According to Government estimates, approximately 500,000 people nationally participate in a childcare voucher salary sacrifice scheme. These schemes enable employees to save tax and National Insurance on up to £243 per month, and the money goes into a special account which can only be spent on registered childcare. However, there has always been some uncertainty about what happens when an employee in a childcare voucher scheme goes on maternity leave.
Partly the uncertainty has stemmed from the fact that during maternity leave, an employee is entitled to all of their terms and conditions of employment, except for ‘remuneration’, i.e. pay (there is a separate right to statutory maternity pay for eligible employees). Therefore, if childcare vouchers are seen as a benefit, rather than being pay, they should continue during maternity leave.
This view was supported by HMRC guidance issued in 2008, which stated that childcare vouchers fell into the category of ‘non-cash benefits’ and therefore should be continued throughout maternity leave. For that reason, the vast majority of employers have tended to pay childcare vouchers in full during the maternity leave period. This has resulted in a ‘windfall’ of up to £2,916 for employees (£243 per month for 12 months of maternity leave) which was not necessarily envisaged by the Government when the childcare voucher scheme was being introduced. In fact, I benefitted from this windfall myself when taking my second maternity leave. However, it is of course a significant additional cost burden on employers.
A recent case has however brought this approach into question. In Peninsula Business Services v Donaldson (2016), the employer had a specific policy stating that childcare vouchers would not be continued during any period of maternity leave. Ms Donaldson brought a claim in the Employment Tribunal, arguing that this amounted to discrimination on the grounds of maternity and/or gender.
The Employment Tribunal upheld her claim for maternity discrimination, but Peninsula appealed to the Employment Appeal Tribunal (EAT). The EAT upheld Peninsula’s appeal and concluded that childcare vouchers did amount to ‘remuneration’ and therefore it was not discriminatory for Peninsula to cease paying them during maternity leave. The EAT felt that HMRC’s guidance was wrong.
However, it is worth highlighting that the EAT made their decision somewhat tentatively, recognising that the issue was a difficult one, and in my view it is highly likely that the decision will be taken to appeal. In particular, it is not clear from the judgment that the EAT fully understood the nature of salary sacrifice schemes.
The Chancellor announced in the budget on 16 March 2016 that all existing childcare voucher schemes will be closed to new entrants in April 2018 (as a new tax free childcare scheme is being launched in 2017), and some are predicting that employers may choose to cease their childcare voucher schemes before then.

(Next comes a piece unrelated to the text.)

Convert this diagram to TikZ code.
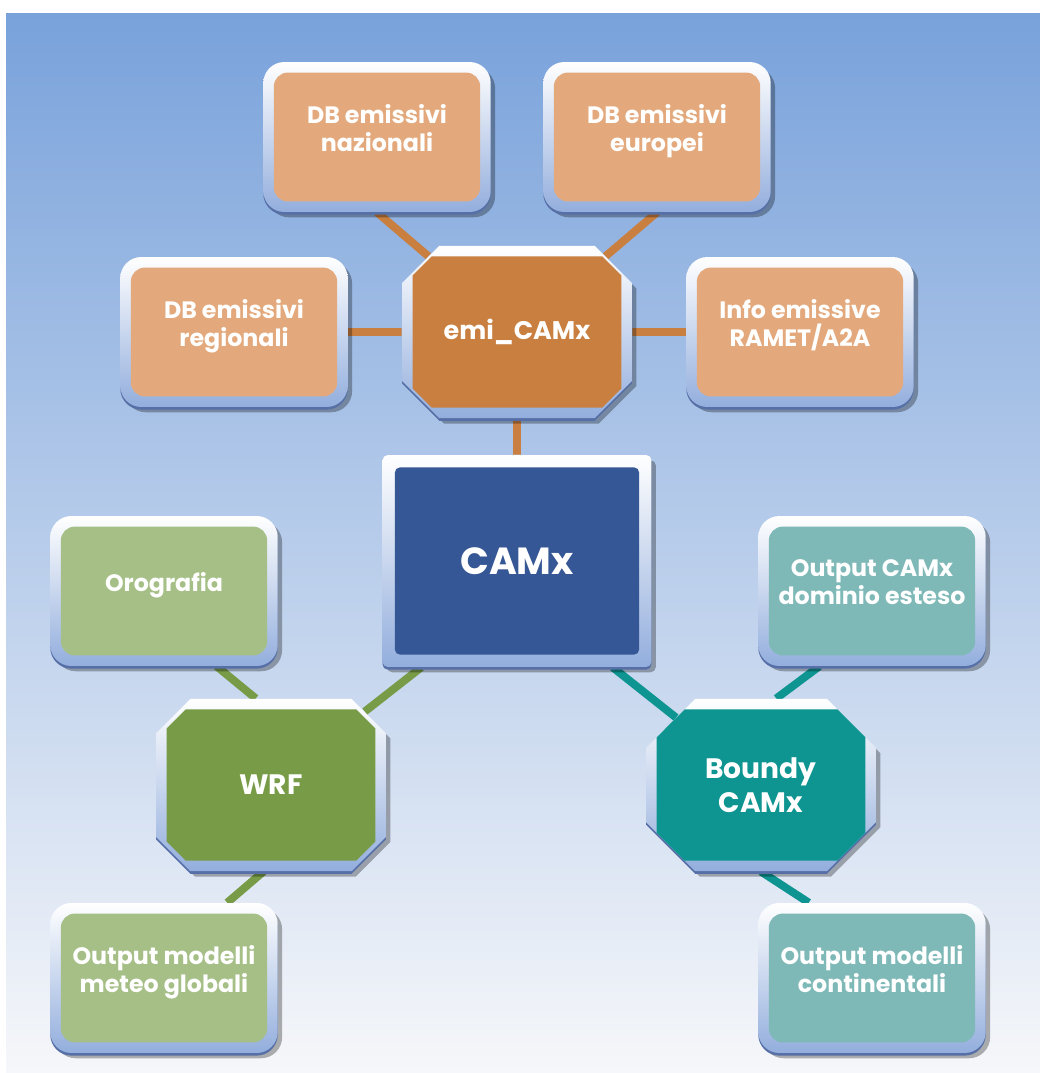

So what does this mean for employers at the moment? Well, although at first glance this case may appear helpful in terms of reversing the ‘windfall’ effect, the position is currently still somewhat uncertain, so it may be best to wait for further developments before taking action. From a practical point of view, as the HMRC guidance has been in place for many years now, in my experience employees do now tend to expect that they will receive childcare vouchers during maternity leave, and it is not unusual now for scheme guidance and provider information to reflect the HMRC approach. This may make it difficult for employers to change their position in the short term, in contrast to this case where the documents already stated that childcare vouchers would cease to be paid during maternity leave. In researching for this article, I found information on a multitude of childcare voucher provider websites which inform employees that vouchers should continue to be paid during maternity leave, and at the time of writing the HMRC guidance has not been updated either.
We will of course continue to update you on any future developments in this area.